Doncaster child services criticised over brothers who attacked boys in quarry

Social services in Doncaster missed more than 30 opportunities to intervene in the lives of two young brothers who went on to beat, torture and sexually assault a pair of boys last year, according to a leaked investigation report.

A total of nine separate agencies failed in their dealings with the family of the brothers, and their eventual attack was both predictable and preventable, the Safeguarding Children Board, which represents the organisations involved, said.

The boys, then aged 10 and 11, persuaded the victims, who were nine and 11, to follow them onto semi-wild parkland on the edge of Edlington, just outside Doncaster, South Yorkshire, in April last year, before subjecting them to a long ordeal of torture, sexual humiliation and severe beating.

During the attack the older victim begged his attackers to kill him, such was his torment. He later had a ceramic sink smashed against his skull, causing severe injuries. The younger boy suffered a deep wound to his arm which was then burned with cigarettes. Other parts of the attack are considered too distressing to be reported.

The attackers, who cannot be named for legal reasons, pleaded guilty to grievous bodily harm and other offences in September. The severity of the case meant they appeared before an adult court.

They are scheduled to be sentenced this week and the report into social services’ dealings with them is due to be published after the case is over.

The BBC’s Newsnight programme said it had seen a copy of the investigation, which revealed there had been 31 missed chances to intervene with the attackers’ family over a period of 14 years. The brothers grew up in Doncaster and were moved into a foster home in Edlington, a quiet former pit village, three weeks before the crime. The report says this move, which saw the boys live with a couple in their 60s, was not properly planned.

It makes for yet more discomfort for the much-criticised children’s services department of Doncaster council, where seven children officially marked as being at risk have died since 2004. The council, whose children’s services department was taken over by central government last year, is not commenting until the report is officially published. But the leader of the Safeguarding Children Board, Roger Thompson, told the BBC the services in Doncaster had been “dysfunctional”.

“It went very wrong here. The services were not being properly provided, there was poor leadership. Multi-agency working was not as effective as it should be,” said Mr Thompson.

Friends of the family, and neighbours from when they lived as a large, noisy household of seven sons in a suburb of Doncaster, told the Guardian they had repeatedly contacted social services about their concerns.

These included worries that the boys, and their younger siblings, were not being properly looked after by a mother who was described as a drug user prone to depression and a heavy-drinking, violent father. They also said that local people had long harboured fears about the boys’ behaviour, which had moved from anti-social nuisance to vandalism, and then violence and abuse, before they were placed in foster care,

“The biggest shame of all is that it took something like this to happen for something to get done,” one neighbour, who knew the family well, told the Guardian. “The council were too slow. Everyone could see what was happening with those kids.”

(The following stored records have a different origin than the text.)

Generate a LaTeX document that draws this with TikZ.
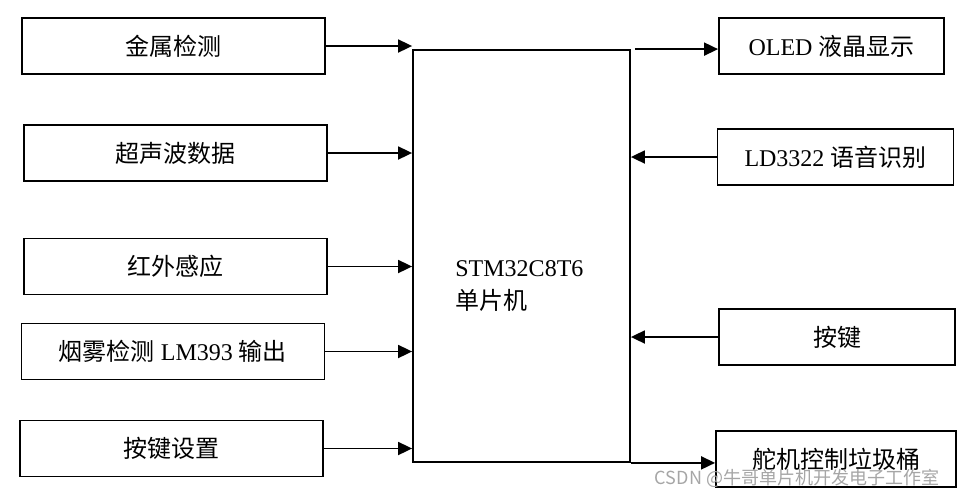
\documentclass[tikz,border=0pt]{standalone}
\usepackage{fontspec}
\setmainfont{Liberation Serif}
\newfontfamily\cjk{Noto Sans CJK SC}
\usepackage{tikz}
\usetikzlibrary{arrows.meta}

\begin{document}
\begin{tikzpicture}[
      x=0.5pt, y=-0.5pt,
      block/.style = {
        draw=black, line width=0.9pt, fill=white,
        minimum height=28pt, inner sep=0pt,
        font=\fontsize{12}{14}\selectfont
      },
      lbox/.style = {block, minimum width=151.5pt},
      rbox/.style = {block, minimum width=118pt},
      link/.style = {-{Triangle[length=7pt,width=6.5pt]}, line width=0.9pt}
    ]

    \useasboundingbox (0,0) rectangle (966,499);

    \node[lbox] (metal)  at (173.5, 46) {{\cjk 金属检测}};
    \node[lbox] (ultra)  at (175.5,153) {{\cjk 超声波数据}};
    \node[lbox] (infra)  at (175.5,266.5) {{\cjk 红外感应}};
    \node[lbox] (smoke)  at (173,351.5) {{\cjk 烟雾检测} LM393 {\cjk 输出}};
    \node[lbox] (keyset) at (171.5,448.5) {{\cjk 按键设置}};

    \node[block, minimum width=108.5pt, minimum height=206pt] (mcu) at (521.5,256) {};
    \node[anchor=west, align=left, inner sep=0pt, font=\fontsize{12}{16.5}\selectfont]
      (mcutext) at (455,286) {STM32C8T6\\{\cjk 单片机}};

    \node[rbox, minimum width=112.5pt] (oled) at (831.5, 46) {OLED {\cjk 液晶显示}};
    \node[rbox] (voice) at (835.5,157) {LD3322 {\cjk 语音识别}};
    \node[rbox] (key)   at (837,337)   {{\cjk 按键}};
    \node[rbox, minimum width=120pt] (servo) at (836,459) {{\cjk 舵机控制垃圾桶}};

    \draw[link] (metal.east)  -- (metal.east -| mcu.west);
    \draw[link] (ultra.east)  -- (ultra.east -| mcu.west);
    \draw[link] (infra.east)  -- (infra.east -| mcu.west);
    \draw[link] (smoke.east)  -- (smoke.east -| mcu.west);
    \draw[link] (keyset.east) -- (keyset.east -| mcu.west);

    \draw[link] ([xshift=2pt]mcu.north east) -- (mcu.north east -| oled.west);
    \draw[link] (voice.west) -- (voice.west -| mcu.east);
    \draw[link] (key.west)   -- (key.west -| mcu.east);
    \draw[link] (mcu.south east) -- (mcu.south east -| servo.west);

    \node[gray!70, font=\cjk\fontsize{9}{10}\selectfont] (mark) at (797,478)
      {CSDN @牛哥单片机开发电子工作室};

  \end{tikzpicture}
\end{document}
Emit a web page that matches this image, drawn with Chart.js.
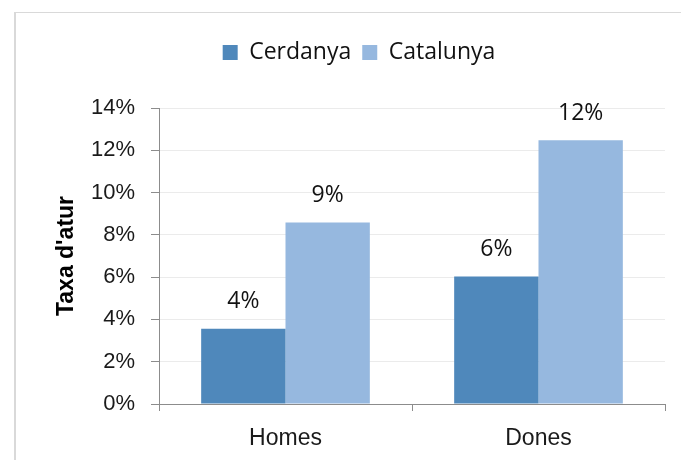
<!DOCTYPE html>
<html>
<head>
<meta charset="utf-8">
<script src="https://cdn.jsdelivr.net/npm/chart.js@4"></script>
<style>
  html, body { margin: 0; padding: 0; background: #fff; }
  #wrap { position: relative; width: 681px; height: 460px; overflow: hidden; }
  #frame {
    position: absolute; left: 14px; top: 12px; right: -10px; bottom: -10px;
    border-left: 2px solid #d9d9d9; border-top: 1px solid #d9d9d9;
    pointer-events: none;
  }
  canvas { position: absolute; left: 0; top: 0; }
</style>
</head>
<body>
<div id="wrap">
  <canvas id="chart" width="681" height="460"></canvas>
  <div id="frame"></div>
</div>
<script>
const categories = ['Homes', 'Dones'];
const cerdanya = [3.56, 6.03];
const catalunya = [8.58, 12.48];
const yTicks = [0, 2, 4, 6, 8, 10, 12, 14];

// label above each bar, rounded like the original
const barLabels = {
    id: 'barLabels',
    afterDatasetsDraw(chart) {
        const ctx = chart.ctx;
        ctx.save();
        ctx.font = '23px "Open Sans"';
        ctx.fillStyle = '#111';
        ctx.textAlign = 'center';
        ctx.textBaseline = 'middle';
        chart.data.datasets.forEach((ds, i) => {
            chart.getDatasetMeta(i).data.forEach((bar, j) => {
                ctx.fillText(Math.round(ds.data[j]) + '%', bar.x, bar.y - 27);
            });
        });
        ctx.restore();
    }
};

// extra room under the legend
const legendGap = {
    id: 'legendGap',
    beforeInit(chart) {
        const fit = chart.legend.fit;
        chart.legend.fit = function () {
            fit.bind(chart.legend)();
            this.height += 34;
        };
    }
};

new Chart(document.getElementById('chart'), {
    type: 'bar',
    data: {
        labels: categories,
        datasets: [
            { label: 'Cerdanya', data: cerdanya, backgroundColor: '#4f88bb' },
            { label: 'Catalunya', data: catalunya, backgroundColor: '#96b8df' }
        ]
    },
    options: {
        responsive: false,
        animation: false,
        layout: { padding: { top: 30, right: 16, left: 53, bottom: 0 } },
        datasets: { bar: { categoryPercentage: 2 / 3, barPercentage: 1 } },
        plugins: {
            legend: {
                position: 'top',
                labels: {
                    font: { family: '"Open Sans"', size: 23 },
                    color: '#111',
                    boxWidth: 15,
                    boxHeight: 15,
                    padding: 11
                }
            },
            tooltip: { enabled: false }
        },
        scales: {
            x: {
                grid: { offset: true, drawOnChartArea: false, drawTicks: true, tickLength: 7, tickColor: '#8c8c8c' },
                border: { color: '#8c8c8c', width: 1 },
                ticks: { font: { family: '"Liberation Sans"', size: 23 }, color: '#1a1a1a', padding: 14 },
                afterFit(scale) { scale.height = 56; }
            },
            y: {
                min: 0,
                max: 14,
                afterBuildTicks(scale) { scale.ticks = yTicks.map(v => ({ value: v })); },
                grid: { color: '#ebebeb', tickLength: 8, tickColor: '#8c8c8c' },
                border: { color: '#8c8c8c', width: 1 },
                ticks: {
                    font: { family: '"Liberation Sans"', size: 22 },
                    color: '#1a1a1a',
                    padding: 16,
                    callback: v => v + '%'
                },
                title: {
                    display: true,
                    text: "Taxa d'atur",
                    font: { family: '"Liberation Sans"', size: 23, weight: 'bold' },
                    color: '#000',
                    padding: { top: 0, bottom: 0 }
                },
                afterFit(scale) { scale.width = 106; }
            }
        }
    },
    plugins: [barLabels, legendGap]
});
</script>
</body>
</html>
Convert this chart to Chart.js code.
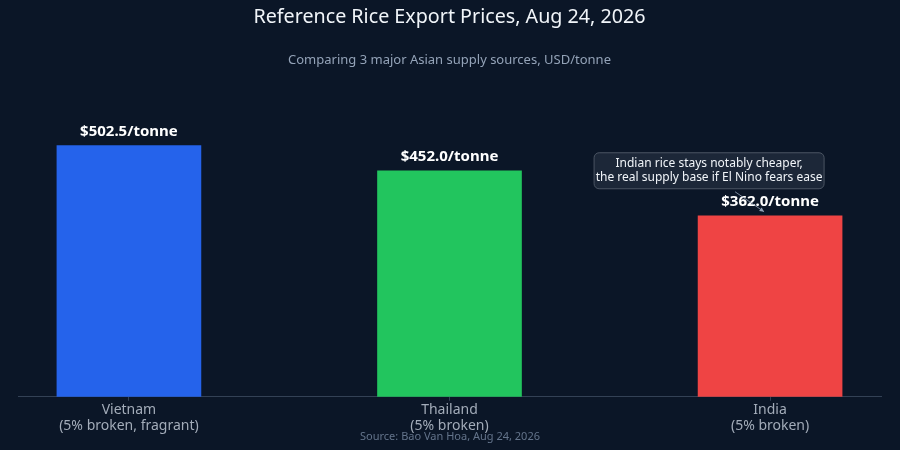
<!DOCTYPE html>
<html lang="en">
<head>
    <meta charset="utf-8">
    <title>Reference Rice Export Prices</title>
    <script src="https://cdn.jsdelivr.net/npm/chart.js@4.4.0/dist/chart.umd.min.js"></script>
    <style>
        html, body { margin: 0; padding: 0; background: #0b1627; }
        #wrap { width: 900px; height: 450px; }
    </style>
</head>
<body>
    <div id="wrap"><canvas id="chart" width="900" height="450"></canvas></div>
    <script>
        const origins = ['Vietnam', 'Thailand', 'India'];
        const grades = ['(5% broken, fragrant)', '(5% broken)', '(5% broken)'];
        const prices = [502.5, 452.0, 362.0];
        const barColors = ['#2563eb', '#22c55e', '#ef4444'];
        const noteLines = ['Indian rice stays notably cheaper,', 'the real supply base if El Nino fears ease'];
        const sourceText = 'Source: Bao Van Hoa, Aug 24, 2026';

        const FONT = "'Noto Sans', 'DejaVu Sans', sans-serif";

        // value labels + annotation + source line
        const extras = {
            id: 'extras',
            afterDatasetsDraw(chart) {
                const ctx = chart.ctx;
                const meta = chart.getDatasetMeta(0);
                ctx.save();
                ctx.fillStyle = '#ffffff';
                ctx.font = 'bold 15px ' + FONT;
                ctx.textAlign = 'center';
                ctx.textBaseline = 'middle';
                meta.data.forEach(function (bar, i) {
                    ctx.fillText('$' + prices[i].toFixed(1) + '/tonne', bar.x, bar.y - 14);
                });
                ctx.restore();
            },
            afterDraw(chart) {
                const ctx = chart.ctx;
                const bar = chart.getDatasetMeta(0).data[2];
                const cx = bar.x - 61, top = bar.y - 63, w = 230, h = 36;
                ctx.save();
                // arrow
                ctx.strokeStyle = '#94a3b8';
                ctx.fillStyle = '#94a3b8';
                ctx.lineWidth = 0.8;
                const ax0 = bar.x - 35, ay0 = top + h + 3, ax1 = bar.x - 6, ay1 = bar.y - 4;
                ctx.beginPath();
                ctx.moveTo(ax0, ay0);
                ctx.lineTo(ax1, ay1);
                ctx.stroke();
                const ang = Math.atan2(ay1 - ay0, ax1 - ax0);
                ctx.beginPath();
                ctx.moveTo(ax1, ay1);
                ctx.lineTo(ax1 - 5 * Math.cos(ang - 0.45), ay1 - 5 * Math.sin(ang - 0.45));
                ctx.lineTo(ax1 - 5 * Math.cos(ang + 0.45), ay1 - 5 * Math.sin(ang + 0.45));
                ctx.closePath();
                ctx.fill();
                // box
                ctx.fillStyle = '#1c2738';
                ctx.strokeStyle = '#4b5563';
                ctx.lineWidth = 1;
                ctx.beginPath();
                ctx.roundRect(cx - w / 2, top, w, h, 5);
                ctx.fill();
                ctx.stroke();
                ctx.fillStyle = '#f1f5f9';
                ctx.font = '12px ' + FONT;
                ctx.textAlign = 'center';
                ctx.textBaseline = 'middle';
                ctx.fillText(noteLines[0], cx, top + 11);
                ctx.fillText(noteLines[1], cx, top + 25);
                // source
                ctx.fillStyle = '#64748b';
                ctx.font = '11px ' + FONT;
                ctx.fillText(sourceText, 450, 437);
                ctx.restore();
            }
        };

        const ctx = document.getElementById('chart').getContext('2d');
        const myChart = new Chart(ctx, {
            type: 'bar',
            data: {
                datasets: [{
                    data: prices.map(function (p, i) { return { x: i, y: p }; }),
                    backgroundColor: barColors,
                    borderWidth: 0,
                    barThickness: 144
                }]
            },
            options: {
                responsive: false,
                animation: false,
                layout: { padding: { left: 18, right: 19, top: 0, bottom: 15 } },
                plugins: {
                    legend: { display: false },
                    tooltip: { enabled: false },
                    title: {
                        display: true,
                        text: 'Reference Rice Export Prices, Aug 24, 2026',
                        color: '#f1f5f9',
                        font: { family: FONT, size: 19.7, weight: 'normal' },
                        padding: { top: 6, bottom: 23 }
                    },
                    subtitle: {
                        display: true,
                        text: 'Comparing 3 major Asian supply sources, USD/tonne',
                        color: '#94a3b8',
                        font: { family: FONT, size: 13 },
                        padding: { top: 0, bottom: 31 }
                    }
                },
                scales: {
                    x: {
                        type: 'linear',
                        offset: false,
                        min: -0.346,
                        max: 2.346,
                        afterBuildTicks: function (axis) {
                            axis.ticks = origins.map(function (_, i) { return { value: i }; });
                        },
                        ticks: {
                            color: '#a3acb9',
                            padding: 1,
                            maxRotation: 0,
                            autoSkip: false,
                            font: { family: FONT, size: 14, lineHeight: 1.15 },
                            callback: function (v) { return [origins[v], grades[v]]; }
                        },
                        grid: { offset: false, drawOnChartArea: false, drawTicks: true, tickLength: 4, color: '#334155' },
                        border: { display: true, color: '#334155', width: 1 }
                    },
                    y: {
                        display: false,
                        min: 0,
                        max: 595
                    }
                }
            },
            plugins: [extras]
        });
    </script>
</body>
</html>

A close friend of the family said that when the brothers were taken into foster care, after their father left and their mother proved unable to cope, the friend had “begged” council officials to put them in separate homes for fear of what they might do together.

According to Newsnight, the report draws up 18 recommendations and lists several incidents involving the brothers which should have prompted action, including the exclusion from school of one of them in 2006 for threatening a member of staff with a baseball bat.

The following year there were complaints they had been involved in arson and killing ducks at a local park, but nothing was done.

Finally, another boy in Edlington suffered a prolonged assault a week before the two boys were attacked. On the day that took place the brothers had been due to be questioned by police.

The attack brought comparisons with the murder of the toddler James Bulger in 1993 by two boys then aged 10, Jon Venables and Robert Thompson.

As with this case, media organisations have asked the trial judge to remove the anonymity of the Edlington brothers. A decision on this will take place after the sentencing hearing, which begins on Wednesdayand is due to run for three days.